Letter reveals what life was like on the ill-fated Titanic which sank after striking an iceberg on her maiden voyage.

'Really magnificent': Rare letter reveals life on Titanic

A RARE letter written on-board the RMS Titanic is going up for auction, detailing what life was like during the final days of the ill-fated ship.

The letter was written by Second Class passenger and survivor Kate Buss on April 10, 1912, after she left Southampton, England, according to auction house Henry Aldridge & Son.

"It's a superb letter and it has been in the possession of the family since Miss Buss posted it on the Titanic," said Henry Aldridge & Son auctioneer Andrew Aldridge, in an email to Fox News.

Mr Aldridge added that the letter is written over four sides in black ink.

The letter from Ms Buss is addressed to her brother Percy James and notes that she received his letter while she was on-board and she had "notified her mother and Mrs Lingham".
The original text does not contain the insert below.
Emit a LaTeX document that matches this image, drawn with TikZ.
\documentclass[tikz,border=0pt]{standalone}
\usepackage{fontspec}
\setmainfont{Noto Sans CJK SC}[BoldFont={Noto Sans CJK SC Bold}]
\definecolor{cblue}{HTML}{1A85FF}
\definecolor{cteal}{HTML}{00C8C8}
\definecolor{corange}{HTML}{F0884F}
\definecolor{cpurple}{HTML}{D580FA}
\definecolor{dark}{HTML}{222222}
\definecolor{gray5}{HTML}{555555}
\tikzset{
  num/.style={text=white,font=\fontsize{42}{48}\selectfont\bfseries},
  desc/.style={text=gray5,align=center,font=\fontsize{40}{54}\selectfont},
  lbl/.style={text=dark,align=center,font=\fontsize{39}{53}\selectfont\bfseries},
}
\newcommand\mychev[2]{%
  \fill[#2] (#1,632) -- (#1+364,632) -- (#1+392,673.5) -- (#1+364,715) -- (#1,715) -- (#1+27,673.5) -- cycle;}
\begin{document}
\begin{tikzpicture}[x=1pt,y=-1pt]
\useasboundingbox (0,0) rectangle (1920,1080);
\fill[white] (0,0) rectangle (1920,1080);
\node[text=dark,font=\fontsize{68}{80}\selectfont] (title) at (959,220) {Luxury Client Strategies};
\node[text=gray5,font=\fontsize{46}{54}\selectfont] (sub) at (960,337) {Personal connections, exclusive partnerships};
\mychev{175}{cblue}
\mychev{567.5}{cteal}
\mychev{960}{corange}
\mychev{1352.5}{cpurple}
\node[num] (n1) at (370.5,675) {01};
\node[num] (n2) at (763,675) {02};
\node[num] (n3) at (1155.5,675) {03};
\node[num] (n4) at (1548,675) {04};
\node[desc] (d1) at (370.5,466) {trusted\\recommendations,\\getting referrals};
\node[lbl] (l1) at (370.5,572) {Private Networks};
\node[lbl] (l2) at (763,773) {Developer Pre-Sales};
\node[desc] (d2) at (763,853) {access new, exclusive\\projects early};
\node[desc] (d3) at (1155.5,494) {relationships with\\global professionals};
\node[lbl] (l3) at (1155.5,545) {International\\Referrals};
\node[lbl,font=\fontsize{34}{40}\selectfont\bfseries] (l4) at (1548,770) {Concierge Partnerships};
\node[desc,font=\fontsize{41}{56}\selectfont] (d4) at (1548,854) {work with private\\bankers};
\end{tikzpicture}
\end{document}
"I've been quite alright - but now feel dead tired and more fit for bed than anything," Ms Buss wrote in the letter. "Have to go to dinner-tea in half an hour."
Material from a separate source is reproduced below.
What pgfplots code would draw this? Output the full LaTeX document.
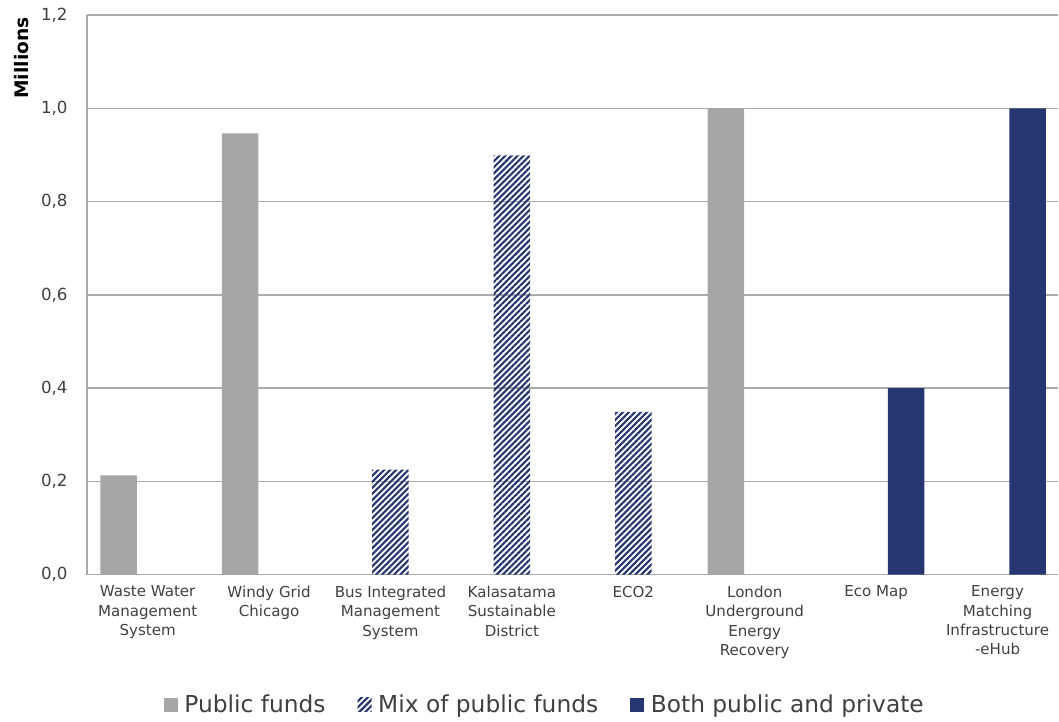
\documentclass[border=0pt]{standalone}
\usepackage{fontspec}
\setmainfont{DejaVu Sans}
\usepackage{pgfplots}
\pgfplotsset{compat=1.18}
\usetikzlibrary{patterns.meta}
\definecolor{pubgray}{HTML}{A6A6A6}
\definecolor{navy}{HTML}{263670}
\definecolor{txt}{HTML}{404040}
\definecolor{gridc}{HTML}{ABABAB}
\begin{document}
\begin{tikzpicture}
\begin{axis}[
  scale only axis,
  width=729pt, height=420pt,
  xmin=-0.5, xmax=7.5,
  ymin=0, ymax=1.2,
  ytick={0,0.2,0.4,0.6,0.8,1.0,1.2},
  xtick={0,1,2,3,4,5,6,7},
  xticklabels={{Waste Water\\Management\\System},{Windy Grid\\Chicago},{Bus Integrated\\Management\\System},{Kalasatama\\Sustainable\\District},{ECO2},{London\\Underground\\Energy\\Recovery},{Eco Map},{Energy\\Matching\\Infrastructure\\-eHub}},
  axis lines=left,
  axis line style={draw=gridc, line width=1.1pt, -},
  major tick length=0pt,
  ymajorgrids,
  grid style={draw=gridc, line width=1.1pt},
  yticklabel style={font=\fontsize{12.5}{15}\selectfont, text=txt, xshift=-11pt},
  xticklabel style={font=\fontsize{11.3}{14.5}\selectfont, text=txt, align=center, yshift=-5pt},
  /pgf/number format/.cd, fixed, fixed zerofill, precision=1, use comma, assume math mode=true,
  /pgfplots/.cd,
  ybar, bar width=27.4pt,
  legend style={at={(0.4717,0)}, anchor=center, yshift=-97.5pt, draw=none, font=\fontsize{17.5}{20}\selectfont, text=txt, legend columns=3, /tikz/every even column/.append style={column sep=22pt}, /tikz/every odd column/.append style={column sep=3pt}},
  legend image code/.code={\fill[#1] (0pt,-5.5pt) rectangle (10.5pt,5pt);},
]
\addplot[fill=pubgray, draw=none, bar shift=-21.75pt] coordinates {(0,0.213) (1,0.946) (5,1.0)};
\addlegendentry{Public funds}
\addplot[pattern={Lines[angle=45,distance=3.2pt,line width=1.6pt]}, pattern color=navy, draw=none, bar shift=0pt] coordinates {(2,0.225) (3,0.899) (4,0.349)};
\addlegendentry{Mix of public funds}
\addplot[fill=navy, draw=none, bar shift=22.5pt] coordinates {(6,0.4) (7,1.0)};
\addlegendentry{Both public and private}
\end{axis}
\node[rotate=90, font=\bfseries\fontsize{14}{16}\selectfont, text=black] at ([xshift=-48.75pt,yshift=-32.25pt]current axis.north west) {Millions};
\path ([xshift=-65.25pt,yshift=-110.25pt]current axis.south west) rectangle ([yshift=11.25pt]current axis.north east);
\end{tikzpicture}
\end{document}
The letter from Kate Buss to her brother Percy James gives an intimate look at what life was like on the Titanic. Picture: Henry Alridge & Son
The letter from Kate Buss to her brother Percy James gives an intimate look at what life was like on the Titanic. Picture: Henry Alridge & Son

 

The letter gives a further glimpse into life on the Titanic, which sank in the Atlantic Ocean in the early hours of April 15, 1912, just five days after its maiden voyage started. There were approximately 2224 people on-board the ship, and 1503 perished, making it one of the most deadly shipwrecks in modern history.

"Mr Peters spent about an hour on the vessel and they might easily have spent another without waste of time," Ms Buss wrote. "The first class apartments are really magnificent and unless you had first seen them you would think the second class were the same."

She also wrote that they had not yet reached Cherbourg, France, but the mail had cleared. "I think I'd best try and get some postcards of the vessel," she wrote.

She also wrote that the passenger she was sharing her stateroom with had not yet turned up and was advised to eat a good lunch by two clergymen opposite her at the table.

In the email to Fox News, Aldridge said the clergymen may have been one of Father Byles, Rev Harper or Rev Robert Bateman, as they "were all Second Class passengers so it's conceivable she could have been sat with one of them".

Father Byles perished on the Titanic, remaining on the ship, hearing confessions and giving absolution according to media reports. Rev Harper and Rev Bateman also perished, freezing to death in the icy cold water as the ship sank.

Kate Buss. Picture: Henry Alridge & Son
Kate Buss. Picture: Henry Alridge & Son

 

Ms Buss concluded the letter that she would put the letter in the post.

"Must clear and have a wash now," she wrote. "Will pop this in the [mail] in case I'm sea sick tomorrow. PW brought a box of chocolates - shouldn't wonder if I'm like Jim Buss and get it the other way. Give my love to all enquirers - must go. Much love, Kate."

Ms Buss was saved in lifeboat number 9 when the Carpathia picked her up. She was the last to be unloaded "due to her fear of heights" Mr Aldridge said.

She had been sailing to America to marry her fiance Samuel Willis, and the wedding went ahead on May 11 as planned.

The letter has a pre-sale estimate of $36,500-$45,600.

Ms Buss died on July 12, 1972 aged 96.